I loved David Arnold’s writing.  Mim felt so real, her personality shines through the page. I know she doesn’t sound like a teenager and normally this would bug me but it doesn’t.  She acts her age enough that she doesn’t really have to talk like it.  This will probably be one of those books that you either love or hate.  I clearly loved it.  She just spoke to me.  I loved every single character. I honestly did. There was such an eclectic group of people that you just had to laugh at the ridiculousness of it sometimes.  But everyone changed Mim. And that’s just what happens in a coming of age novel. I really think I read this book when I needed it.  Though I’m nothing like Mim, I think her journey of discovery helped me cope with real life things I was going through.

“She smelled like cookies,” I whisper through tears.
Ahab laughs and so do I, and it occurs to me again how often laughter accompanies tears.”

Can we just take a second and relate to this. Just read and remember that feeling when you first felt it.

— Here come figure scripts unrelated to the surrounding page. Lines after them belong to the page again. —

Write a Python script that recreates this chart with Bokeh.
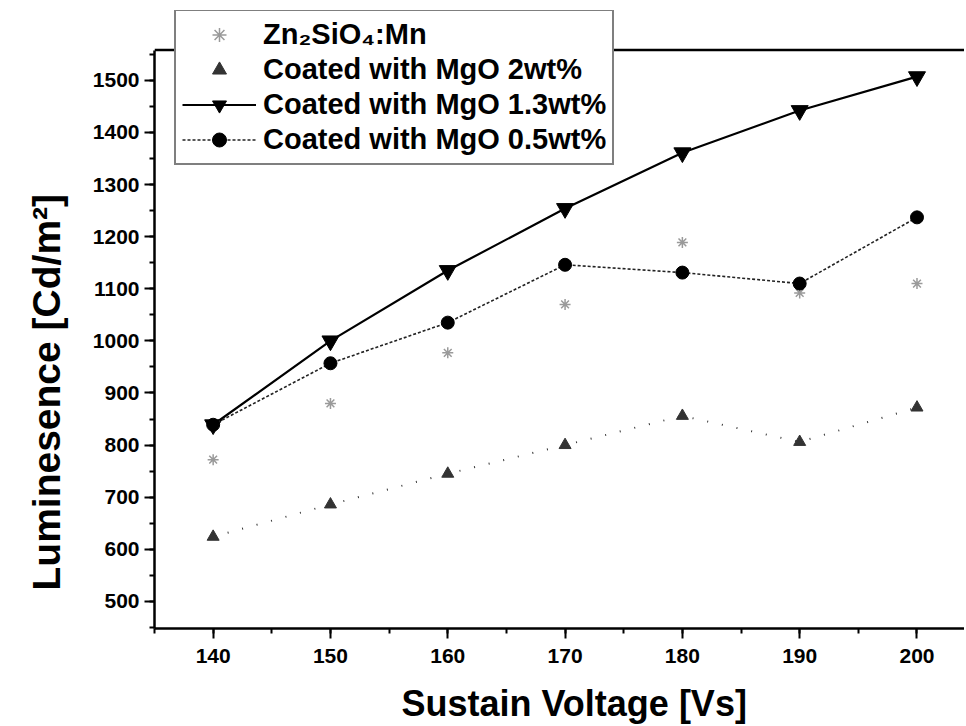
from bokeh.plotting import figure
from bokeh.models import (Range1d, FixedTicker, Legend, LegendItem,
                          ColumnDataSource, Span, Title)
from bokeh.embed import file_html
from bokeh.resources import INLINE

# ---- data ----
voltage = [140, 150, 160, 170, 180, 190, 200]
zn2sio4_mn = [772, 880, 977, 1070, 1189, 1092, 1110]
mgo_2wt = [624, 686, 745, 800, 856, 806, 872]
mgo_13wt = [839, 1000, 1135, 1254, 1361, 1442, 1507]
mgo_05wt = [839, 957, 1035, 1146, 1131, 1110, 1237]

x_ticks = [140, 150, 160, 170, 180, 190, 200]
y_ticks = [500, 600, 700, 800, 900, 1000, 1100, 1200, 1300, 1400, 1500]

FONT = "Liberation Sans"
X_START, X_END = 135, 204.05
Y_START, Y_TOP_SPINE, Y_END = 448, 1558, 1634

p = figure(frame_width=810, frame_height=618,
           x_range=Range1d(X_START, X_END), y_range=Range1d(Y_START, Y_END),
           output_backend="svg", toolbar_location=None,
           min_border_left=154, min_border_top=10, min_border_right=0,
           min_border_bottom=40)
p.outline_line_color = None
p.grid.visible = False
p.background_fill_color = "white"
p.border_fill_color = "white"

for ax in (p.xaxis[0], p.yaxis[0]):
    ax.axis_line_width = 2.5
    ax.axis_line_color = "black"
    ax.major_tick_line_width = 2
    ax.minor_tick_line_width = 2
    ax.major_tick_in = 0
    ax.minor_tick_in = 0
    ax.major_tick_out = 10
    ax.minor_tick_out = 5
    ax.major_label_text_font = FONT
    ax.major_label_text_font_style = "bold"
    ax.major_label_text_font_size = "21px"
    ax.major_label_text_color = "black"

p.xaxis[0].ticker = FixedTicker(ticks=x_ticks, minor_ticks=[135 + 5 * i for i in range(14)])
p.yaxis[0].ticker = FixedTicker(ticks=y_ticks, minor_ticks=[450 + 50 * i for i in range(23)])
p.yaxis[0].bounds = (Y_START, Y_TOP_SPINE)
p.xaxis[0].major_label_standoff = 10
p.yaxis[0].major_label_standoff = 5

ytitle = Title(text="Luminesence [Cd/m²]", align="left", offset=38,
               vertical_align="middle", standoff=42,
               text_font=FONT, text_font_style="bold", text_font_size="39px",
               text_color="black")
p.add_layout(ytitle, "left")

xtitle = Title(text="Sustain Voltage [Vs]", align="left", offset=247,
               vertical_align="middle", standoff=32,
               text_font=FONT, text_font_style="bold", text_font_size="36px",
               text_color="black")
p.add_layout(xtitle, "below")

top_spine = Span(location=Y_TOP_SPINE, dimension="width", line_color="black",
                 line_width=2.5, level="underlay")
p.add_layout(top_spine)

src = ColumnDataSource(dict(x=voltage, zn=zn2sio4_mn, m2=mgo_2wt,
                            m13=mgo_13wt, m05=mgo_05wt))

# Zn2SiO4:Mn (faint grey markers)
r_zn = p.scatter("x", "zn", source=src, marker="asterisk", size=11,
                 line_color="#9a9a9a", line_width=1.5)

# MgO 2wt% (sparse dotted line + small triangles)
p.line("x", "m2", source=src, line_color="#333333", line_width=2,
       line_dash="1 14")
r_m2 = p.scatter("x", "m2", source=src, marker="triangle", size=12,
                 fill_color="#333333", line_color="#333333")

# MgO 1.3wt%
l_13 = p.line("x", "m13", source=src, line_color="black", line_width=2.2)
r_13 = p.scatter("x", "m13", source=src, marker="inverted_triangle", size=17,
                 fill_color="black", line_color="black")

# MgO 0.5wt%
l_05 = p.line("x", "m05", source=src, line_color="#222222", line_width=1.6,
              line_dash="3 2")
r_05 = p.scatter("x", "m05", source=src, marker="circle", size=13,
                 fill_color="black", line_color="black")

legend = Legend(items=[
    LegendItem(label="Zn₂SiO₄:Mn", renderers=[r_zn]),
    LegendItem(label="Coated with MgO 2wt%", renderers=[r_m2]),
    LegendItem(label="Coated with MgO 1.3wt%", renderers=[l_13, r_13]),
    LegendItem(label="Coated with MgO 0.5wt%", renderers=[l_05, r_05]),
], location=(20, 463))
legend.label_text_font = FONT
legend.label_text_font_style = "bold"
legend.label_text_font_size = "29px"
legend.label_text_color = "black"
legend.label_height = 35
legend.glyph_height = 35
legend.glyph_width = 74
legend.label_standoff = 7
legend.spacing = 0
legend.padding = 6
legend.margin = 0
legend.border_line_color = "black"
legend.border_line_width = 2.5
legend.background_fill_color = "white"
legend.background_fill_alpha = 1.0
p.add_layout(legend, "center")

open("out.html", "w").write(file_html(p, INLINE))
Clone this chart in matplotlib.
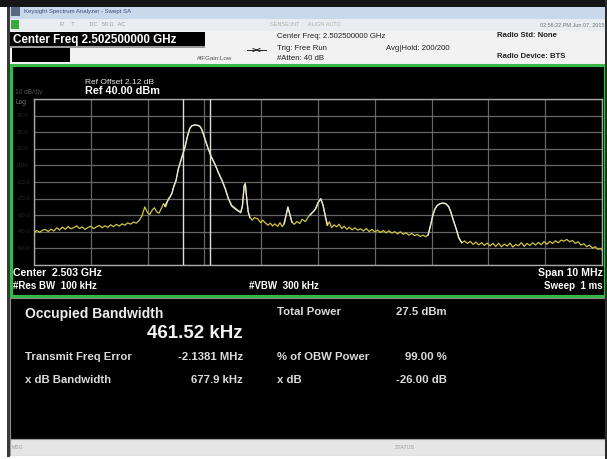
import matplotlib
matplotlib.use("Agg")
import matplotlib.pyplot as plt
from matplotlib.patches import Rectangle

plt.rcParams['font.family'] = ['Liberation Sans', 'DejaVu Sans']

# ---------------- data ----------------
start_mhz = 2498.0
span_mhz = 10.0
ref_level_dbm = 40.0
db_per_div = 10.0

yellow_off = [0.00, 0.05, 0.10, 0.15, 0.20, 0.25, 0.30, 0.35, 0.40, 0.45, 0.50, 0.55, 0.60, 0.65, 0.70,
              0.75, 0.80, 0.85, 0.90, 0.95, 1.00, 1.05, 1.10, 1.15, 1.20, 1.25, 1.30, 1.35, 1.40, 1.45,
              1.50, 1.55, 1.60, 1.65, 1.70, 1.75, 1.80, 1.85, 1.90, 1.95, 2.00, 2.04, 2.08, 2.12, 2.16,
              2.20, 2.24, 2.28, 2.32, 2.36, 2.40, 2.43, 2.46, 2.50, 2.54, 2.58, 2.62, 2.66, 2.70, 2.74,
              2.78, 2.83, 2.88, 2.92, 2.95, 2.98, 3.02, 3.06, 3.12, 3.19, 3.25, 3.31, 3.37, 3.42, 3.48,
              3.54, 3.59, 3.64, 3.67, 3.70, 3.72, 3.74, 3.77, 3.80, 3.84, 3.88, 3.94, 3.99, 4.03, 4.07,
              4.12, 4.16, 4.20, 4.24, 4.29, 4.33, 4.37, 4.41, 4.44, 4.47, 4.50, 4.54, 4.58, 4.63, 4.68,
              4.72, 4.78, 4.83, 4.88, 4.93, 4.97, 5.01, 5.05, 5.09, 5.13, 5.16, 5.20, 5.24, 5.28, 5.33,
              5.37, 5.42, 5.46, 5.51, 5.55, 5.60, 5.65, 5.70, 5.75, 5.80, 5.85, 5.90, 5.95, 6.00, 6.05,
              6.10, 6.15, 6.20, 6.25, 6.30, 6.35, 6.40, 6.45, 6.50, 6.55, 6.60, 6.65, 6.70, 6.75, 6.80,
              6.85, 6.90, 6.94, 6.98, 7.02, 7.06, 7.10, 7.15, 7.20, 7.25, 7.30, 7.34, 7.38, 7.43, 7.48,
              7.53, 7.58, 7.63, 7.68, 7.73, 7.78, 7.83, 7.88, 7.93, 7.98, 8.03, 8.08, 8.13, 8.18, 8.23,
              8.28, 8.33, 8.38, 8.43, 8.48, 8.53, 8.58, 8.63, 8.68, 8.73, 8.78, 8.83, 8.88, 8.93, 8.98,
              9.03, 9.08, 9.13, 9.18, 9.23, 9.28, 9.33, 9.38, 9.43, 9.48, 9.53, 9.58, 9.63, 9.68, 9.73,
              9.78, 9.83, 9.88, 9.93, 9.97, 10.00]
yellow_dbm = [-40.5, -39.2, -40.3, -39.0, -38.6, -39.8, -38.4, -39.5, -37.6, -38.9, -37.2, -38.5, -36.8, -38.2, -37.5,
              -36.4, -38.0, -37.1, -38.6, -37.4, -36.6, -38.1, -37.0, -36.2, -37.5, -36.4, -37.3, -35.8, -36.9, -35.5,
              -36.6, -35.2, -36.0, -34.6, -35.4, -34.1, -34.8, -33.2, -30.5, -25.0, -28.5, -29.5, -27.0, -25.5, -28.0,
              -28.8, -26.0, -23.0, -25.0, -20.5, -18.5, -16.8, -13.0, -9.5, -2.0, 2.0, 6.5, 11.0, 17.0, 22.0,
              23.8, 24.3, 24.1, 23.4, 21.8, 19.5, 15.0, 11.0, 5.0, 0.2, -4.5, -8.8, -14.0, -19.6, -24.0,
              -25.6, -27.0, -28.1, -24.0, -12.0, -10.8, -18.0, -27.5, -31.1, -33.0, -31.5, -32.2, -34.5, -33.0, -34.6,
              -36.0, -34.8, -36.5, -35.2, -36.8, -34.5, -36.9, -35.0, -30.0, -25.5, -29.0, -34.0, -35.5, -33.8, -35.0,
              -32.5, -33.8, -31.0, -29.0, -27.5, -25.6, -22.0, -20.3, -24.0, -30.5, -36.2, -34.0, -37.5, -35.8, -37.0,
              -35.4, -38.0, -36.6, -38.5, -37.2, -38.8, -37.6, -39.0, -38.2, -39.5, -38.0, -39.8, -38.6, -40.0, -39.0,
              -40.4, -39.2, -40.6, -39.4, -40.8, -39.9, -41.2, -40.0, -41.5, -40.6, -42.0, -41.0, -42.3, -41.6, -42.8,
              -42.0, -43.0, -41.5, -36.0, -30.0, -26.0, -24.0, -23.0, -22.8, -23.2, -25.0, -28.5, -33.0, -38.0, -44.0,
              -46.7, -45.5, -47.0, -45.8, -47.6, -46.2, -47.9, -46.5, -48.2, -46.8, -48.5, -47.0, -48.8, -46.9, -49.0,
              -47.4, -48.6, -46.8, -49.2, -47.6, -48.4, -46.5, -48.8, -47.0, -48.2, -46.6, -48.0, -46.4, -47.8, -46.0,
              -47.5, -45.8, -47.0, -45.4, -46.6, -45.0, -45.6, -44.6, -46.0, -45.2, -47.0, -46.0, -48.0, -47.2, -49.0,
              -48.0, -49.8, -49.0, -50.6, -50.0, -51.0]

white_segments_off = [
    [2.30, 2.36, 2.40, 2.43, 2.46, 2.50, 2.54, 2.58, 2.62, 2.66, 2.70, 2.74, 2.78, 2.83, 2.88, 2.92, 2.95, 2.98,
     3.02, 3.06, 3.12, 3.19, 3.25, 3.31, 3.37, 3.42, 3.48, 3.54, 3.59, 3.64, 3.67, 3.70, 3.72, 3.74, 3.77, 3.80],
    [4.40, 4.44, 4.47, 4.50, 4.54],
    [4.86, 4.90, 4.95, 5.00, 5.05, 5.09, 5.13, 5.17],
    [6.94, 6.98, 7.02, 7.06, 7.10, 7.15, 7.20, 7.25, 7.30, 7.34, 7.38, 7.43, 7.48, 7.53],
]
white_segments_dbm = [
    [-24.5, -21.0, -18.8, -16.5, -12.5, -9.0, -2.5, 2.5, 7.0, 11.5, 17.5, 22.3, 24.0, 24.4, 24.2, 23.6, 22.0, 19.0,
     14.6, 10.6, 5.4, 0.5, -4.8, -9.2, -14.5, -20.0, -24.5, -26.2, -27.4, -28.5, -24.5, -12.5, -11.2, -18.5, -28.0, -31.5],
    [-35.2, -29.6, -25.0, -28.8, -34.2],
    [-30.0, -28.4, -26.5, -22.4, -20.0, -24.2, -31.0, -36.0],
    [-42.0, -36.5, -30.4, -26.3, -24.2, -23.1, -22.6, -23.0, -24.7, -28.0, -32.6, -37.8, -43.5, -46.5],
]

obw_center_off = 2.862
obw_khz = 461.52

y_tick_labels = ["30.0", "20.0", "10.0", "0.00", "-10.0", "-20.0", "-30.0", "-40.0", "-50.0"]

# ---------------- figure ----------------
W, H = 607, 459
fig = plt.figure(figsize=(W / 100, H / 100), dpi=100, facecolor="white")
bg = fig.add_axes([0, 0, 1, 1])
bg.set_xlim(0, W)
bg.set_ylim(H, 0)
bg.axis("off")


def rect(x0, y0, x1, y1, fc, ec="none", lw=0, z=1):
    bg.add_patch(Rectangle((x0, y0), x1 - x0, y1 - y0, facecolor=fc, edgecolor=ec, linewidth=lw, zorder=z))


def txt(x, y, s, size, color="white", weight="normal", ha="left", z=5):
    bg.text(x, y, s, fontsize=size, color=color, fontweight=weight, ha=ha, va="center", zorder=z)


# window chrome
rect(0, 0, W, 7, "#151515")
rect(8, 7, W, 19, "#c9d9eb")
rect(8, 19, W, 31, "#e9edf1")
rect(7, 7, 10, 457, "#3a3a3a", z=3)
rect(W - 2, 0, W, H, "#2a2a2a", z=3)
rect(10, 31, W - 2, 64, "#f2f2f2")
rect(11, 7, 20, 16, "#5a6a80", z=2)
rect(11, 20, 19, 29, "#3aa83a", z=2)
txt(24, 11.5, "Keysight Spectrum Analyzer - Swept SA", 4.3, color="#3a4a7a")
txt(60, 25, "R     T          DC   50 \u03a9   AC", 4.0, color="#9a9a9a")
txt(270, 25, "SENSE:INT      ALIGN AUTO", 4.0, color="#b0b0b0")
txt(604, 25, "02:56:22 PM Jun 07, 2015", 4.0, color="#707070", ha="right")

# header
rect(10, 32, 205, 46, "#000000", z=2)
rect(10, 46, 205, 48, "#9a9a9a", z=2)
rect(12, 48, 70, 62, "#000000", z=2)
txt(13, 39.5, "Center Freq 2.502500000 GHz", 8.4, weight="bold")
txt(197, 59, "#IFGain:Low", 4.5, color="#505050")
bg.plot([247, 266], [50, 50], color="#202020", lw=0.7, zorder=5)
bg.plot([253, 256.5, 253], [48.5, 50, 51.5], color="#202020", lw=0.7, zorder=5)
bg.plot([260, 256.5, 260], [48.5, 50, 51.5], color="#202020", lw=0.7, zorder=5)
txt(277, 37, "Center Freq: 2.502500000 GHz", 5.6, color="#202020")
txt(277, 48, "Trig: Free Run", 5.6, color="#202020")
txt(277, 58, "#Atten: 40 dB", 5.6, color="#202020")
txt(386, 48, "Avg|Hold: 200/200", 5.6, color="#202020")
txt(497, 35.5, "Radio Std: None", 5.6, color="#202020", weight="bold")
txt(497, 57, "Radio Device: BTS", 5.6, color="#202020", weight="bold")

# graph frame
rect(11, 65, 605, 296, "#000000", ec="#38b848", lw=2.2, z=2)
txt(85, 82, "Ref Offset 2.12 dB", 6.0, color="#e8e8e8")
txt(85, 91, "Ref 40.00 dBm", 7.8, weight="bold")
txt(15, 93, "10 dB/div", 4.8, color="#505050")
txt(15, 103, "Log", 4.8, color="#707070")
for i, lab in enumerate(y_tick_labels):
    txt(17, 99 + (i + 1) * 16.6, lab, 4.3, color="#2a2a2a")
txt(13, 273, "Center  2.503 GHz", 7.6, weight="bold")
txt(13, 286, "#Res BW  100 kHz", 7.0, weight="bold")
txt(249, 286, "#VBW  300 kHz", 7.0, weight="bold")
txt(603, 273, "Span 10 MHz", 7.6, weight="bold", ha="right")
txt(603, 286, "Sweep  1 ms", 7.0, weight="bold", ha="right")

# results panel
rect(10, 298, 605, 439, "#000000", ec="#8a8a8a", lw=0.8, z=2)
txt(25, 314, "Occupied Bandwidth", 10.0, weight="bold", color="#ececec")
txt(243, 334, "461.52 kHz", 13.5, weight="bold", color="#f2f2f2", ha="right")
txt(25, 357, "Transmit Freq Error", 8.2, weight="bold", color="#dadada")
txt(243, 357, "-2.1381 MHz", 8.2, weight="bold", color="#dadada", ha="right")
txt(25, 380, "x dB Bandwidth", 8.2, weight="bold", color="#dadada")
txt(243, 380, "677.9 kHz", 8.2, weight="bold", color="#dadada", ha="right")
txt(277, 312, "Total Power", 8.2, weight="bold", color="#dadada")
txt(447, 312, "27.5 dBm", 8.2, weight="bold", color="#dadada", ha="right")
txt(277, 357, "% of OBW Power", 8.2, weight="bold", color="#dadada")
txt(447, 357, "99.00 %", 8.2, weight="bold", color="#dadada", ha="right")
txt(277, 380, "x dB", 8.2, weight="bold", color="#dadada")
txt(447, 380, "-26.00 dB", 8.2, weight="bold", color="#dadada", ha="right")

# status bar
rect(10, 439, 605, 456, "#e6e6e6", ec="#9a9a9a", lw=0.8, z=2)
rect(0, 456, W, H, "#ffffff", z=2)
txt(12, 447.5, "MSG", 3.8, color="#a0a0a0")
txt(405, 447.5, "STATUS", 3.8, color="#a0a0a0", ha="center")

# ---------------- spectrum axes ----------------
L, R, T, B = 34, 602, 99, 265
ax = fig.add_axes([L / W, 1 - B / H, (R - L) / W, (B - T) / H])
ax.set_facecolor("black")
ax.set_xlim(start_mhz, start_mhz + span_mhz)
ax.set_ylim(ref_level_dbm - 10 * db_per_div, ref_level_dbm)
ax.set_xticks([start_mhz + i for i in range(11)])
ax.set_yticks([ref_level_dbm - db_per_div * i for i in range(11)])
ax.tick_params(length=0, labelbottom=False, labelleft=False)
ax.grid(True, color="#666666", lw=0.9)
for s in ax.spines.values():
    s.set_color("#a8a8a8")
    s.set_linewidth(1.0)

lo = start_mhz + obw_center_off - obw_khz / 2000.0
hi = start_mhz + obw_center_off + obw_khz / 2000.0
ax.axvline(lo, color="#dcdcdc", lw=1.0, zorder=3)
ax.axvline(hi, color="#dcdcdc", lw=1.0, zorder=3)

ax.plot([start_mhz + f for f in yellow_off], yellow_dbm, color="#cfc540", lw=0.9, zorder=4)
for offs, lv in zip(white_segments_off, white_segments_dbm):
    ax.plot([start_mhz + f for f in offs], lv, color="#e8e8e8", lw=0.9, zorder=5)

fig.savefig("out.png", dpi=100, facecolor=fig.get_facecolor())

“My fetching photog.  My heroically flawed Knight in Navy Nylon. My New Pangaea.  His name is Beck and he’s beautiful, intelligent, and kind. He challenges my spirit while comforting my everything else. Beck is teaching me how to be a better person, and when you find someone who inspires you like that, you hold on for dear life.
The last thing I’ll say about him is that he’s my friend. I know it sounds cheesy but I’d rather have that than all the rest.  I’ve made some royal mistakes in this life, but one in particular trumps the rest.  The remedy for this mistake is so simple it’s maddening, so important, I’m going to underline, capitalize, and cursify.
Here it is.

This is David Arnold’s debut novel and man, I know I will be looking out for whatever he writes next. I think it’d be cool to get a book from Beck’s perspective. Or Walt’s. Or just a sequel that starts at the Cubs opener. Or a story about Arlene and her nephew Ahab. JUST ANYTHING.